━━━━━ COLLECTED MATERIAL ━━━━━

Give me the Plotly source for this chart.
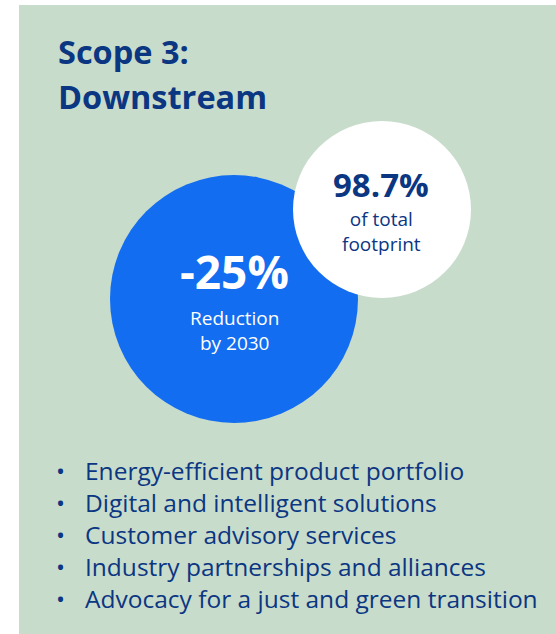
import plotly.graph_objects as go

# Chart data
title_lines = ["Scope 3:", "Downstream"]
share_of_footprint = 98.7      # % of total footprint
reduction_target = -25         # % reduction
target_year = 2030
actions = [
    "Energy-efficient product portfolio",
    "Digital and intelligent solutions",
    "Customer advisory services",
    "Industry partnerships and alliances",
    "Advocacy for a just and green transition",
]

NAVY = "#0b3682"
BLUE = "#136df0"
GREEN = "#c8dccb"
FONT = "Open Sans"

W, H = 556, 634

fig = go.Figure()

# white page margins (top and left); the rest is the green panel
fig.add_shape(type="rect", x0=-20, x1=19, y0=-20, y1=H + 20,
              fillcolor="white", line_width=0, layer="below")
fig.add_shape(type="rect", x0=-20, x1=W + 20, y0=-20, y1=5,
              fillcolor="white", line_width=0, layer="below")
# reduction circle (blue) and share circle (white)
fig.add_shape(type="circle", x0=110, x1=358, y0=175, y1=423,
              fillcolor=BLUE, line_width=0, layer="below")
fig.add_shape(type="circle", x0=293, x1=471, y0=121, y1=298,
              fillcolor="white", line_width=0, layer="below")

def txt(x, y, s, size, color, bold=False, xanchor="center"):
    fig.add_annotation(
        x=x, y=y, text=f"<b>{s}</b>" if bold else s, showarrow=False,
        xanchor=xanchor, yanchor="middle", align="center",
        font=dict(family=FONT, size=size, color=color),
    )

# title
txt(56, 51, title_lines[0], 32.5, NAVY, bold=True, xanchor="left")
txt(56, 96, title_lines[1], 32.5, NAVY, bold=True, xanchor="left")

# big circle text
txt(234, 271, f"{reduction_target}%", 46, "white", bold=True)
txt(234, 330, f"Reduction<br>by {target_year}", 19, "white")

# small circle text
txt(381, 184, f"{share_of_footprint}%", 33, NAVY, bold=True)
txt(381, 231, "of total<br>footprint", 19, NAVY)

# bullet list
for i, item in enumerate(actions):
    y = 470 + i * 32.2
    txt(60, y, "•", 24, NAVY)
    txt(83, y, item, 24.5, NAVY, xanchor="left")

fig.update_layout(
    width=W, height=H,
    margin=dict(l=0, r=0, t=0, b=0),
    paper_bgcolor=GREEN, plot_bgcolor=GREEN,
    showlegend=False,
    xaxis=dict(range=[0, W], visible=False, fixedrange=True),
    yaxis=dict(range=[H, 0], visible=False, fixedrange=True),
)

fig.write_html("out.html", config={"displayModeBar": False},
               post_script="document.body.style.margin='0';"
                           "document.documentElement.style.overflow='hidden';"
                           "document.body.style.background='" + GREEN + "';")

━━━━━

* EXERCISE GOAL *
From the opening line of the listing above through the line bearing "fig = go.Figure()", repeat each line exactly. Drop every picture.

* EXERCISE RESULT *
Give me the Plotly source for this chart.
import plotly.graph_objects as go

# Chart data
title_lines = ["Scope 3:", "Downstream"]
share_of_footprint = 98.7      # % of total footprint
reduction_target = -25         # % reduction
target_year = 2030
actions = [
    "Energy-efficient product portfolio",
    "Digital and intelligent solutions",
    "Customer advisory services",
    "Industry partnerships and alliances",
    "Advocacy for a just and green transition",
]

NAVY = "#0b3682"
BLUE = "#136df0"
GREEN = "#c8dccb"
FONT = "Open Sans"

W, H = 556, 634

fig = go.Figure()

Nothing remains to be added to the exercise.